A situação não é diferente no interior paulista. Desempregada, a professora Jociara Keila da Silva, moradora do município de Araras, teve que deixar de comprar frutas e outras coisas que os três filhos gostam para conseguir manter o básico.
Desvalorização dos salários
“Vamos no mercado com R$ 150 para comprar comida, arroz e feijão. Falo esse valor porque é que conseguimos ter normalmente para ir ao mercado aqui, de R$ 150 a R$ 200, e não consigo comprar nada. Deixei de comprar algumas coisas, em casa sucrilhos eles (filhos) não comem mais. Fruta faz algum tempo (também). Eles comem quando os estão no sítio da avó deles, gosto de dar frutas para ele, mas não estou conseguindo. (…) Você precisa de arroz, feijão, salsicha, ovo, frango e nem passo perto da carne, que é bom, mas não conseguimos comprar”, conta Jociara.
O professor de economia da Universidade Estadual de Campinas (Unicamp) Guilherme Mello explica que a inflação no Brasil tem sido mais severa por conta da forte desvalorização cambial no governo Bolsonaro, que levou o dólar a custar mais de R$ 5. O especialista explica que, com a taxa básica de juros muito baixa, isso também afastou investimentos. Assim como outras condições, como a forte seca e o custo da energia elétrica e dos combustíveis, também influenciam nessa situação de alta.
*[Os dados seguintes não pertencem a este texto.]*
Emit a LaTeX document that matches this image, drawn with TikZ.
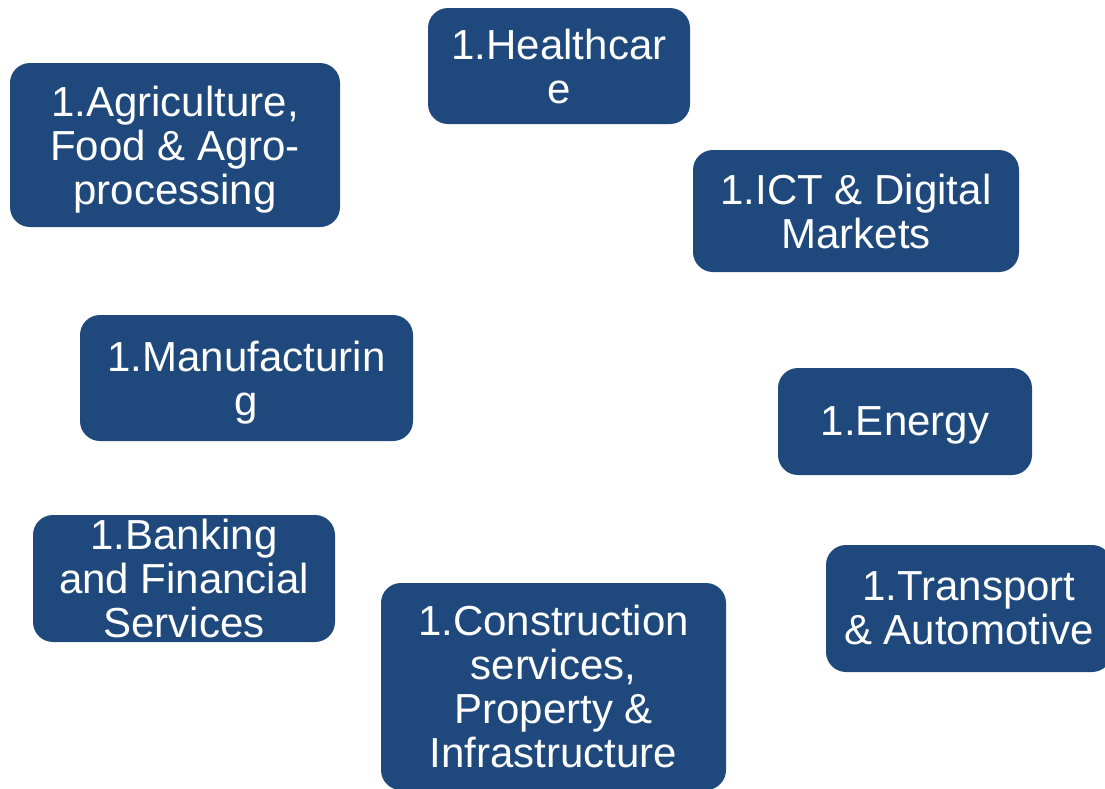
\documentclass[tikz,border=0pt]{standalone}
\usepackage{fontspec}
\setmainfont{Liberation Sans}
\definecolor{sectorblue}{RGB}{31,73,125}
\begin{document}
\begin{tikzpicture}[x=1pt,y=-1pt,
    sector/.style={rectangle,rounded corners=20pt,fill=sectorblue,text=white,
      align=center,inner sep=0pt,text depth=0pt,font=\fontsize{42}{44}\selectfont}]
  \useasboundingbox (0,0) rectangle (1105,788);
  \clip (0,0) rectangle (1105,788);
  \draw
    (559,66) node[sector,minimum width=262pt,minimum height=116pt] (health){1.Healthcar\\e}
    (175,145) node[sector,minimum width=330pt,minimum height=164pt] (agri){1.Agriculture,\\Food \& Agro-\\processing}
    (856,211) node[sector,minimum width=326pt,minimum height=122pt] (ict){1.ICT \& Digital\\Markets}
    (246.5,378) node[sector,minimum width=333pt,minimum height=126pt] (manu){1.Manufacturin\\g}
    (905,421.5) node[sector,minimum width=254pt,minimum height=107pt] (energy){1.Energy}
    (184,578.5) node[sector,minimum width=302pt,minimum height=127pt] (bank){1.Banking\\and Financial\\Services}
    (553.5,686.5) node[sector,minimum width=345pt,minimum height=207pt] (constr){1.Construction\\services,\\Property \&\\Infrastructure}
    (969,608.5) node[sector,minimum width=286pt,minimum height=127pt] (trans){1.Transport\\\& Automotive};
\end{tikzpicture}
\end{document}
O impacto nas famílias é ainda mais grave devido ainda ao alto desemprego e aos trabalhos precários, que reduzem os ganhos das famílias deixando-as mais vulneráveis, observa Mello.
Inação do governo
“Ou seja, as pessoas não estão conseguindo fontes de renda confiáveis, seguras e estáveis, não tem. E ainda por cima a pouca renda que elas conseguem é corroída pela carestia. Em particular, a inflação está muito concentrada em itens da cesta básica de consumo que são típicas das famílias trabalhadoras mais pobres, alimentos, em primeiro lugar, energia, o botijão de gás e em parte os combustíveis que têm um impacto sobre toda as cadeias produtivas. E o impacto disso, obviamente, é muito duro sobre a população. E também porque os salários, como se precarizou muito o mercado de trabalho, não acompanham a inflação”, destaca.
O professor de economia ressalta ainda que o governo Bolsonaro não toma as medidas necessárias para reverter a situação. E mesmo as poucas alternativas que vêm sendo anunciadas, como aumento da taxa básica de juros, devem agravar a situação.
Além dos dados de inflação, o Boletim Focus registrou uma nova redução na expectativa de crescimento do Produto Interno Bruto (PIB) brasileiro, bem como um aumento no preço do dólar, condições que podem agravar ainda mais a situação.